In the early ’00s, hotel owners saw the money they could make tapping into the burgeoning dance music scene and began booking big-name DJs at their clubs. The now-shuttered clubs Ra at Luxor, C2K at Venetian, and Baby’s at Hard Rock were some of the first venues to regularly book DJs, although they didn’t exclusively cater to the dance music crowd. AWOL stayed active, bringing the rave vibes to these spaces that were still newer to it. Filling the void of Utopia, Ice, another off-Strip, stand-alone club, brought in the likes of Paul Oakenfold, DJ Dan, Tiësto, and Armin Van Buuren.

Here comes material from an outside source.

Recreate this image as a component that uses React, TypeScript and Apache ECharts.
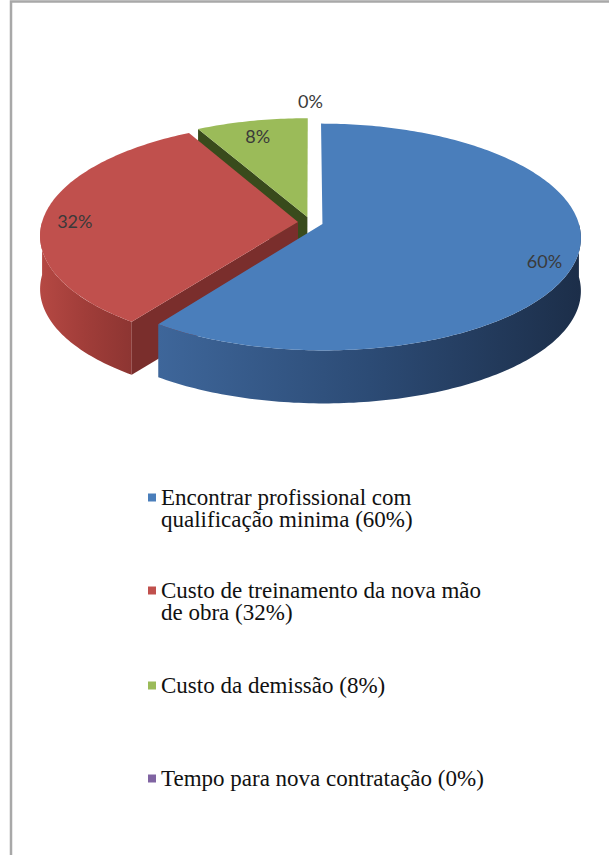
import React, { useEffect, useRef } from "react";
import * as echarts from "echarts";

// ---- data ----
const categories = [
  "Encontrar profissional com qualificação minima",
  "Custo de treinamento da nova mão de obra",
  "Custo da demissão",
  "Tempo para nova contratação",
];
const values = [60, 32, 8, 0];
const topColors = ["#4a7ebb", "#c0504d", "#9bbb59", "#8064a2"];
const sideColors = [
  ["#3e669a", "#2c4b75", "#1c2e49"],
  ["#b54843", "#a03d39", "#8d3532"],
  ["#6f8c3b", "#5c7531", "#4a6126"],
  ["#5e4a7a", "#4f3e68", "#413356"],
];
const faceColors = ["#22385a", "#7a2e2c", "#394b1c", "#4b3b62"];

// ---- geometry (pseudo-3D projection) ----
const CX = 310.5;
const CY = 222.3;
const RX = 256;
const RY = 113;
const QX = 0.12;
const PY = 0.115;
const DEPTH = 53;
const EXPLODE = 0.049;
const LABEL_R = 0.88;
const LABEL_DY = 5;
const ZERO_LABEL_R = 1.2;
const LEGEND_LEFT = 148;
const LEGEND_ICON_CENTERS = [497, 590, 685, 778];
const LEGEND_SIZE = 23;
const LEGEND_FAMILY = "'Liberation Serif', 'Times New Roman', serif";
const LEGEND_WIDTH = 332;
const LEGEND_LINE = 22;

const total = values.reduce((a, b) => a + b, 0);
const starts = values.map((_, i) => values.slice(0, i).reduce((a, b) => a + b, 0));
const RAD = Math.PI / 180;

function proj(u: number, v: number): number[] {
  return [CX + u * RX * (1 + QX * v), CY + v * RY * (1 + PY * v)];
}

function wrapText(text: string): string[] {
  const ctx = document.createElement("canvas").getContext("2d")!;
  ctx.font = `${LEGEND_SIZE}px ${LEGEND_FAMILY}`;
  const words = text.split(" ");
  const lines: string[] = [];
  let cur = "";
  for (const w of words) {
    const t = cur ? cur + " " + w : w;
    if (cur && ctx.measureText(t).width > LEGEND_WIDTH) {
      lines.push(cur);
      cur = w;
    } else cur = t;
  }
  if (cur) lines.push(cur);
  return lines;
}

function renderSlice(params: any, api: any) {
  const i = params.seriesIndex;
  const start = api.value(0) as number;
  const val = api.value(1) as number;
  const a0 = (start / total) * 360;
  const a1 = ((start + val) / total) * 360;
  const mid = ((a0 + a1) / 2) * RAD;
  const au = EXPLODE * Math.sin(mid);
  const av = -EXPLODE * Math.cos(mid);
  const pt = (deg: number, r: number) => {
    const t = deg * RAD;
    return proj(au + r * Math.sin(t), av - r * Math.cos(t));
  };
  const arc = (s0: number, s1: number) => {
    const n = Math.max(2, Math.ceil(s1 - s0));
    const pts: number[][] = [];
    for (let k = 0; k <= n; k++) pts.push(pt(s0 + ((s1 - s0) * k) / n, 1));
    return pts;
  };
  const down = (p: number[]) => [p[0], p[1] + DEPTH];
  const children: any[] = [];
  if (val > 0) {
    const apex = pt(0, 0);
    const s0 = Math.max(a0, 90);
    const s1 = Math.min(a1, 270);
    if (s1 > s0) {
      const top = arc(s0, s1);
      const bottom = top.map(down).reverse();
      children.push({
        type: "polygon",
        shape: { points: top.concat(bottom) },
        style: {
          fill: new echarts.graphic.LinearGradient(0, 0, 1, 0, [
            { offset: 0, color: sideColors[i][0] },
            { offset: 0.5, color: sideColors[i][1] },
            { offset: 1, color: sideColors[i][2] },
          ]),
        },
      });
    }
    const face = (a: number) => {
      const e = pt(a, 1);
      children.push({
        type: "polygon",
        shape: { points: [apex, e, down(e), down(apex)] },
        style: { fill: faceColors[i] },
      });
    };
    if (Math.sin(a0 * RAD) < -1e-6) face(a0);
    if (Math.sin(a1 * RAD) > 1e-6) face(a1);
    children.push({
      type: "polygon",
      shape: { points: [apex].concat(arc(a0, a1)) },
      style: { fill: topColors[i] },
    });
  }
  const lp = pt((a0 + a1) / 2, val > 0 ? LABEL_R : ZERO_LABEL_R);
  children.push({
    type: "text",
    x: lp[0],
    y: lp[1] + (val > 0 ? LABEL_DY : 0),
    style: {
      text: Math.round((val / total) * 100) + "%",
      fill: "#3a3a3a",
      font: "18px Lato",
      align: "center",
      verticalAlign: "middle",
      textAlign: "center",
      textVerticalAlign: "middle",
    },
  });
  return { type: "group", children };
}

export default function App() {
  const ref = useRef<HTMLDivElement>(null);
  useEffect(() => {
    if (!ref.current) return;
    const chart = echarts.init(ref.current, null, { renderer: "svg" });
    const depthOrder = values
      .map((v, i) => ({ i, d: -Math.cos((((starts[i] + v / 2) / total) * 360) * RAD) }))
      .sort((a, b) => a.d - b.d)
      .map((o) => o.i);
    const series = categories.map((name, i) => ({
      type: "custom",
      name,
      coordinateSystem: "none",
      renderItem: renderSlice,
      data: [[starts[i], values[i]]],
      itemStyle: { color: topColors[i] },
      z: 2 + depthOrder.indexOf(i),
      silent: true,
    }));
    const legends = categories.map((name, i) => {
      const lines = wrapText(`${name} (${values[i]}%)`);
      // blank leading lines keep the icon level with the first text line
      const shown = new Array(lines.length - 1).fill("").concat(lines);
      const blockH = shown.length * LEGEND_LINE;
      return {
        data: [name],
        left: LEGEND_LEFT,
        top: LEGEND_ICON_CENTERS[i] - blockH / 2,
        orient: "vertical",
        icon: "rect",
        itemWidth: 8,
        itemHeight: 8,
        padding: 0,
        selectedMode: false,
        formatter: () => shown.join("\n"),
        textStyle: {
          fontFamily: LEGEND_FAMILY,
          fontSize: LEGEND_SIZE,
          lineHeight: LEGEND_LINE,
          color: "#111111",
        },
      };
    });
    chart.setOption({
      animation: false,
      backgroundColor: "#ffffff",
      graphic: [
        {
          type: "polyline",
          shape: { points: [[11, 860], [11, 1.5], [615, 1.5]] },
          style: { stroke: "#a8a8a8", lineWidth: 2.5, fill: null },
          silent: true,
        },
      ],
      legend: legends,
      series,
    });
    return () => chart.dispose();
  }, []);
  return (
    <div
      ref={ref}
      style={{ position: "fixed", left: 0, top: 0, width: 609, height: 855, background: "#fff" }}
    />
  );
}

Things shifted when Paul Oakenfold became the first big-name Vegas resident DJ with his Perfecto parties at Rain at Palms in 2008He served up a wide array of sounds, including unreleased tracks, with the glamorous backdrop of a big-budget production complete with aerialists, stilt-walkers, lasers, and confetti. This was a place to be seen. It was so successful that his residency was extended beyond the initial year and replicated by other hotel clubs.

Paul Oakenfold LOVE FESTIVAL 2009 Club Rain

Using Perfecto’s extravagant and successful blueprint, dozens of EDM-focused mega-clubs opened at hotels on the Strip, including XS in 2008, Marquee in 2010, Hakkasan in 2013, OMNIA in 2015, and Jewel in 2016. TAO was the first club to host DJ-helmed pool parties, now a standard part of the Vegas rave experience, with poolside parties at Encore, Wet Republic, Drai’s Beachclub, and more, booking big-name DJs to bring the party into the sunshine.

EDM & EDC Keep Vegas Raving

In 2011, Insomniac held its flagship festival, EDC, in Las Vegas for the first time, relocating from its home city of Los Angeles. The timing was perfect for solidifying Sin City as a destination for EDM lovers. The emergence of the mega-clubs and poolside venues offered the ideal setting for EDC day parties and after-parties.

Get Tickets to Elrow Las Vegas May 19, 2022

The surrounding events of EDC Week have become a destination in itself when the city is consumed by raving and the world’s highest-paid DJs—and Vegas residency regulars—like Calvin Harris, Steve Aoki, David Guetta, Kaskade, Diplo, and even lauded event brands like elrow draw in ravers from around the world willing to pay the high ticket prices.

EDC is estimated to have brought in $1.3 billion to the city during its first five years there! The 2019 fest brought in 450000 ravers from over 100 countries, with over 2000 hotel rooms booked for the staggering 3000 EDC staff members that made the magic happen.

The rave is sure to go on in Vegas for quite some time.